A highly-rated indie movie created on a micro-budget of just $200,000, The Man From Earth, which looks like the product of the 1990s, was conceived back in the 1960s by Jerome Bixby, who inserted the concept into a humble Star Trek episode titled ‘Requiem for Methuselah’. The tale saw the adventurers of the Enterprise spaceship land on a distant planet where they encounter a man who claims to have been born thousands of years before Christ and, more complex still, says to have lived alongside such historical icons as Methuselah, Alexander the Great and Leonardo da Vinci.
He used the core of this concept to devise a full screenplay titled The Man From Earth, which he worked on for decades, only completing the project on his deathbed in 1998. Following his passing, the script was given to director Richard Schenkman, with the story having been tweaked and altered, now following John Oldman, a university professor who, before leaving town, tells his fellow friends and science experts that he is actually over 14,000 years old.

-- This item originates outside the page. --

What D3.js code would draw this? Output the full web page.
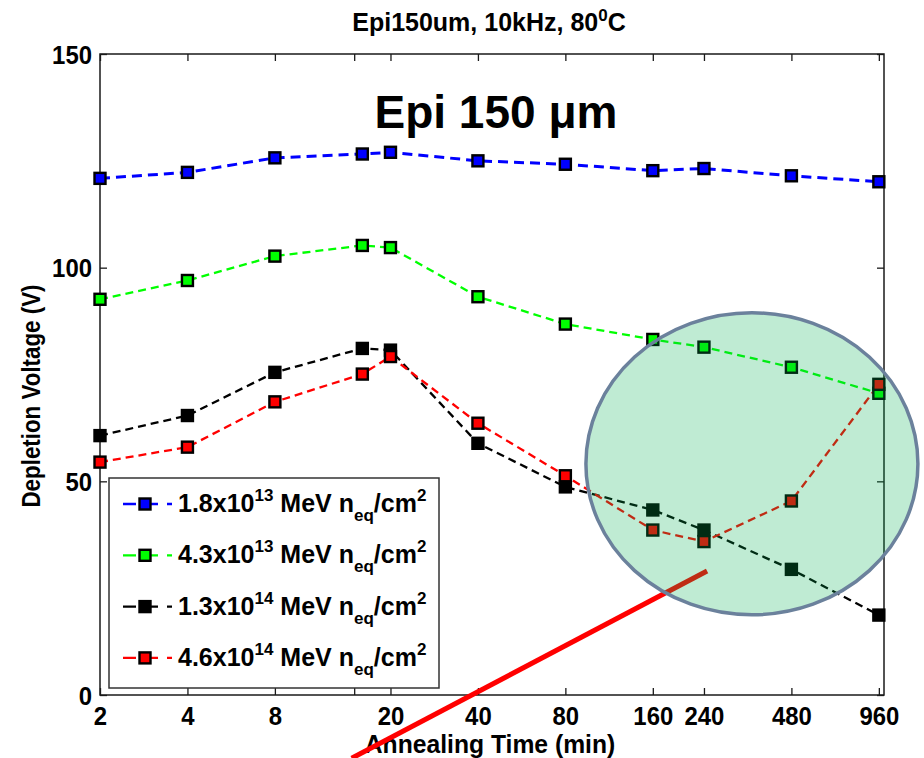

The whole setup sounds like a bad student film, and, whilst it looks like such an effort, with the colour palette changing as often as the camera quality, The Man from Earth is far more gripping than it has the right to be. Feeling a little like a deleted scene from a wayward episode of Twin Peaks where David Lynch has decided to indulge in a conversation regarding human existence, Schenkman’s film is a joyous oddity.
Set in just one location, a desolate hilltop whose inside is gutted and stacked with removal boxes, the entirety of the film takes place on two sofas, an armchair and some makeshift seats beside the fireplace. After announcing his caveman origins, he is quizzed as to the legitimacy of his claim by his friends, who just so happen to be experts in their fields of archaeology, psychology and more.
The result is something of a recreation of a gripping campfire conversation brought to life, where one can’t seem to prize themselves away from the collective debate, no matter how much one needs the toilet. Indeed, the decades of time developing the concept can be felt in the script, which is meticulously penned to make the most of the central conceit, with intellectual debate allowing for fascinating insight into the matter.
Yet, it’s quite clear that Bixby was more of a sci-fi enthusiast rather than a talented writer of dialogue, with the delicately layered conversation often being interrupted by lame jokes and awful moments of respite where attempts at characterisation are made. Harry, played by John Billingsley, is a particular oddity, being so unbearably annoying that his character was paradoxically brought to life. The same can be said for almost the entirety of the supporting cast, who each stumble so consistently through the film that, by the end, they all feel strangely authentic.
For the large majority of its runtime, The Man From Earth is a fascinating sci-fi and intriguing central hypothesis, yet it must be said that as it nears its conclusion, it gets a little ahead of itself, tipping into the world of surreal melodrama. But, even still, no matter how many times it falls on its face, Schenkman’s film manages to dust itself off.
Whether you can accept The Man From Earth at face value is entirely up to each individual viewer, but what remains undeniable is its remarkable resourcefulness, reminding modern filmmakers and audiences that all you need to make a great movie is an infatuating concept that you allow to unravel as naturally as a spellbinding conversation.